Saturday, March 6, 2010

*Cocaine Pricing: Google Be Darned !
















































Snort this, Google!

The head of Harvard Library, Robert Darnton, said on The Charlie Rose Show last night, that what he fears about Google's project to digitize all copyrighted books in the world is what has happened with journals in libraries across the world: "cocaine pricing" (to use his words) in which you hook the user on the item at a low price and then incrementally raise the price until it arrives at an exorbitant fee.

Professor Darnton doesn't question Google's high-minded intentions and its laudable motto "Do No Harm": What he questions is the immortality of its owners.

Indeed, he said pointedly: What's to say Google won't be sold to new owners in a few years that don't honor Google's motto and good intentions?

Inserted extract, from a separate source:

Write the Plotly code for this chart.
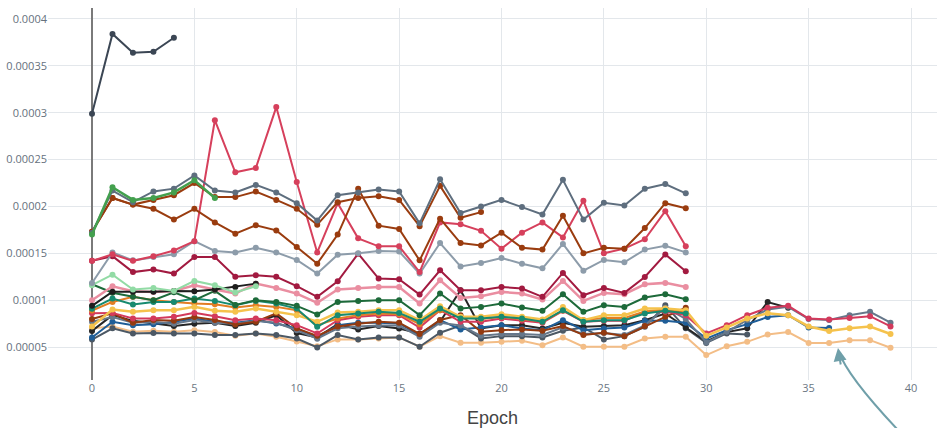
import plotly.graph_objects as go

SCALE = 1e-5  # all series values below are in units of 1e-5

epochs_5 = [0, 1, 2, 3, 4]
epochs_7 = [0, 1, 2, 3, 4, 5, 6]
epochs_9 = [0, 1, 2, 3, 4, 5, 6, 7, 8]
epochs_20 = list(range(20))
epochs_30 = list(range(30))
epochs_33 = list(range(33))
epochs_35 = list(range(35))
epochs_37 = list(range(37))
epochs_40 = list(range(40))

top_dark = [29.9, 38.4, 36.4, 36.5, 38.0]
green_bright = [17.0, 22.05, 20.7, 20.9, 21.5, 22.8, 20.9]
slate = [17.2, 21.7, 20.46, 21.6, 21.9, 23.3, 21.7, 21.5, 22.3, 21.5, 20.35,
         18.5, 21.2, 21.5, 21.8, 21.6, 18.2, 22.9, 19.3, 20.0, 20.7,
         19.93, 19.15, 22.84, 18.6, 20.4, 20.1, 21.9, 22.4, 21.4]
brown_a = [17.3, 20.9, 20.2, 20.7, 21.2, 22.5, 21.0, 21.0, 21.6, 20.7, 19.75,
           18.05, 20.46, 20.9, 21.1, 20.7, 17.9, 22.2, 18.8, 19.4]
brown_b = [17.3, 20.9, 20.2, 19.75, 18.6, 19.75, 18.3, 17.1, 18.0, 17.45, 15.67,
           13.9, 17.0, 21.9, 17.95, 17.6, 14.25, 18.7, 16.1, 15.85, 17.2,
           15.6, 15.4, 19.0, 15.0, 15.6, 15.5, 17.7, 20.35, 19.8]
red_spike = [14.2, 14.9, 14.2, 14.7, 15.3, 16.3, 29.2, 23.65, 24.1, 30.6, 22.6,
             15.1, 20.35, 16.6, 15.75, 15.75, 13.0, 18.3, 18.1, 17.4, 15.5,
             17.2, 18.3, 16.7, 20.6, 15.0, 15.5, 16.5, 19.5, 15.75]
light_gray = [11.84, 15.1, 14.25, 14.6, 14.9, 16.3, 15.25, 15.1, 15.6, 15.1, 14.3,
              12.84, 14.86, 15.0, 15.25, 15.2, 12.84, 16.1, 13.6, 13.97, 14.5,
              13.9, 13.4, 16.0, 13.15, 14.3, 14.05, 15.4, 15.8, 15.1]
maroon = [14.2, 14.7, 13.0, 13.27, 12.84, 14.6, 14.6, 12.5, 12.66, 12.5, 11.5,
          10.36, 12.02, 14.97, 12.31, 12.24, 10.6, 13.19, 11.07, 11.07, 11.42,
          11.24, 10.36, 12.91, 10.53, 11.31, 10.78, 12.48, 14.89, 13.09]
light_green = [11.6, 12.73, 11.14, 11.31, 10.99, 12.06, 11.6, 10.82, 11.49]
black = [9.4, 10.9, 10.9, 10.9, 10.99, 10.95, 11.14, 11.42, 11.77]
pink = [10.0, 11.49, 10.95, 10.89, 10.99, 11.6, 11.14, 10.71, 11.77, 11.31, 10.71,
        9.72, 11.14, 11.31, 11.42, 11.42, 9.65, 12.13, 10.25, 10.43, 10.89,
        10.71, 10.07, 12.06, 9.93, 10.78, 10.64, 11.7, 11.85, 11.42]
dark_green = [11.7, 10.8, 10.36, 10.0, 10.85, 10.0, 11.0, 9.5, 10.0, 9.82, 9.4,
              8.48, 9.82, 9.93, 10.0, 10.0, 8.41, 10.71, 9.11, 9.29, 9.65,
              9.22, 8.87, 10.64, 8.76, 9.47, 9.29, 10.28, 10.64, 10.11]
teal = [9.1, 10.18, 9.54, 9.82, 9.82, 10.18, 9.93, 9.47, 9.93, 9.65, 9.11,
        7.16, 8.41, 8.58, 8.76, 8.65, 7.7, 9.11, 8.05, 8.05, 8.23,
        8.05, 7.7, 8.94, 7.7, 7.87, 7.87, 8.58, 8.87, 8.58]
orange = [8.9, 9.82, 10.36, 10.0, 9.82, 9.65, 9.58, 9.22, 9.47, 9.29, 8.94,
          7.34, 8.05, 8.41, 8.58, 8.51, 7.45, 8.94, 8.2, 8.0, 8.2,
          8.0, 7.7, 8.9, 7.9, 8.1, 8.1, 8.8, 9.0, 8.8]
yellow = [7.2, 9.01, 8.76, 8.94, 8.94, 9.29, 8.87, 8.76, 9.11, 8.76, 8.41,
          7.7, 8.69, 8.76, 8.94, 8.94, 7.87, 9.36, 8.23, 8.23, 8.51,
          8.23, 7.94, 9.29, 7.87, 8.41, 8.41, 9.11, 9.11, 8.94,
          6.2, 7.1, 8.05, 8.6, 8.4, 7.2, 6.73, 7.0, 7.2, 6.4]
brown_low = [8.0, 8.6, 7.6, 7.9, 7.8, 8.2, 7.9, 7.4, 7.7, 8.6, 7.0,
             6.2, 7.2, 7.5, 7.7, 7.6, 6.4, 7.9, 8.41, 6.63, 6.81,
             6.88, 6.74, 7.24, 6.28, 6.53, 6.17, 7.24, 8.23, 9.2]
red_low = [8.6, 8.65, 8.05, 8.05, 8.23, 8.65, 8.3, 7.87, 8.05, 7.87, 7.34,
           6.45, 7.87, 8.23, 8.41, 8.41, 7.09, 8.94, 7.7, 7.7, 8.05,
           7.8, 7.59, 8.87, 7.7, 7.8, 7.8, 8.76, 8.76, 8.41,
           6.46, 7.34, 8.4, 9.2, 9.4, 8.05, 7.94, 8.1, 8.3, 7.2]
slate_low = [7.7, 8.2, 7.6, 7.7, 7.5, 7.9, 7.6, 7.5, 7.8, 7.6, 6.8,
             5.9, 7.0, 7.2, 7.3, 7.3, 6.1, 7.6, 7.3, 6.2, 6.4,
             6.4, 6.3, 7.1, 6.4, 6.5, 6.3, 7.3, 9.2, 8.0,
             5.5, 6.6, 7.9, 9.0, 9.3, 8.0, 7.9, 8.4, 8.76, 7.6]
blue = [6.03, 7.7, 7.34, 7.45, 7.7, 8.05, 7.7, 7.59, 7.87, 7.52, 6.99,
        6.03, 7.34, 7.59, 7.59, 7.52, 6.28, 7.87, 6.88, 7.09, 7.34,
        6.99, 6.81, 7.87, 6.81, 6.99, 7.09, 7.8, 7.8, 7.59,
        5.9, 6.8, 7.45, 8.2, 8.4, 7.1, 7.05]
charcoal = [6.73, 8.41, 7.8, 7.52, 7.24, 7.5, 7.6, 7.24, 7.6, 8.4, 6.5,
            6.03, 7.45, 6.88, 7.24, 6.99, 6.45, 7.7, 11.07, 6.99, 7.34,
            7.34, 6.99, 7.59, 7.16, 7.24, 7.34, 7.87, 8.58, 7.09,
            5.6, 6.6, 7.0, 9.8, 9.2]
dark_gray = [5.8, 7.0, 6.45, 6.5, 6.45, 6.45, 6.28, 6.3, 6.45, 6.28, 5.92,
             4.97, 6.28, 5.82, 6.03, 6.03, 5.04, 6.53, 7.3, 5.92, 6.17,
             6.17, 6.03, 6.74, 7.09, 5.82, 6.17, 7.16, 9.47, 7.0,
             5.45, 6.46, 6.35]
light_orange = [7.0, 7.2, 6.63, 6.74, 6.63, 6.81, 6.6, 6.2, 6.45, 6.1, 5.6,
                5.1, 5.82, 5.82, 5.92, 6.03, 5.04, 6.17, 5.46, 5.46, 5.57,
                5.67, 5.21, 6.03, 5.04, 5.04, 5.04, 5.92, 6.1, 6.1,
                4.15, 5.1, 5.56, 6.35, 6.6, 5.45, 5.45, 5.74, 5.74, 4.93]

y_tick_vals = [0.00005, 0.0001, 0.00015, 0.0002, 0.00025, 0.0003, 0.00035, 0.0004]
y_tick_text = ["0.00005", "0.0001", "0.00015", "0.0002", "0.00025", "0.0003", "0.00035", "0.0004"]
x_tick_vals = [0, 5, 10, 15, 20, 25, 30, 35, 40]

series = [
    (epochs_40, light_orange, "#f3bd86", 2),
    (epochs_33, dark_gray, "#4c5864", 2),
    (epochs_35, charcoal, "#262626", 2),
    (epochs_37, blue, "#1f5e98", 2),
    (epochs_40, slate_low, "#66778a", 2),
    (epochs_30, brown_low, "#933a10", 2),
    (epochs_40, red_low, "#d33a5c", 2),
    (epochs_30, orange, "#e27d24", 2),
    (epochs_40, yellow, "#f5c24c", 2.5),
    (epochs_30, teal, "#178a70", 2),
    (epochs_30, dark_green, "#1d6a3a", 2),
    (epochs_30, pink, "#ea8ea1", 2.5),
    (epochs_9, black, "#1e1e1e", 2),
    (epochs_9, light_green, "#92dba5", 2),
    (epochs_30, maroon, "#a21a40", 2),
    (epochs_30, light_gray, "#8d9caa", 2),
    (epochs_30, red_spike, "#d6405c", 2),
    (epochs_30, brown_b, "#9a3c0f", 2),
    (epochs_20, brown_a, "#9a3c0f", 2),
    (epochs_30, slate, "#5e6e7e", 2),
    (epochs_7, green_bright, "#43a04e", 2.5),
    (epochs_5, top_dark, "#3b4654", 2),
]

fig = go.Figure()
for xs, vals, color, lw in series:
    fig.add_trace(go.Scatter(
        x=xs, y=[v * SCALE for v in vals], mode="lines+markers",
        line=dict(color=color, width=lw),
        marker=dict(color=color, size=6),
        showlegend=False,
    ))

# curved pointer arrow at the lower right
fig.add_shape(type="path", xref="paper", yref="paper",
              path="M 0.9663,-0.16 Q 0.8999,0.005 0.8898,0.075",
              line=dict(color="#6f9fa9", width=2))
fig.add_annotation(xref="paper", yref="paper", x=0.8886, y=0.086,
                   text="", showarrow=True, ax=3, ay=18,
                   arrowhead=2, arrowsize=1.3, arrowwidth=2, arrowcolor="#6f9fa9")

fig.update_layout(
    width=937, height=428,
    margin=dict(l=48, r=0, t=8, b=48),
    paper_bgcolor="white", plot_bgcolor="white",
    font=dict(family="Open Sans, sans-serif", color="#66717d", size=11),
    xaxis=dict(
        range=[-2.149, 41.27], tickvals=x_tick_vals,
        showgrid=True, gridcolor="#e3e7eb", gridwidth=1,
        zeroline=True, zerolinecolor="#7a7a7a", zerolinewidth=1.5,
        showline=False, ticks="",
        tickfont=dict(color="#6c7783"),
        title=dict(text="Epoch", font=dict(size=18, color="#444", family="Liberation Sans, Arial, sans-serif"), standoff=19),
    ),
    yaxis=dict(
        range=[0.0000149, 0.0004117], tickvals=y_tick_vals, ticktext=y_tick_text,
        showgrid=True, gridcolor="#e3e7eb", gridwidth=1,
        zeroline=False, showline=False, ticks="",
    ),
)

fig.write_html("out.html")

As the interview proceeded and Darnton held his own against the Google attorney and a representative of the American Writer's Guild, I suddenly understood what the big fat multi- billion-dollar-endowment at Harvard (and at Yale, for that matter) is for: to take on the Big Shot when the Big Shot is determined to undermine a principle of American freedom, in this case-- free access to information provided by the public library system.

All the counter-arguments were trotted out: a free computer will be provided to every library in America for the sole purpose of accessing the Google Book Search reservoir; anyone will be able to look at 20-pages around any search term in any book for free ( but not the entire book) and print-out those pages; authors will be compensated for those who access their books; etc, etc.

What was not addressed-----and what stood out like white powder on my televsion screen at the end of The Charlie Rose Show------ was Mr. Darnton's central point: COCAINE PRICING.

Snort that, Google.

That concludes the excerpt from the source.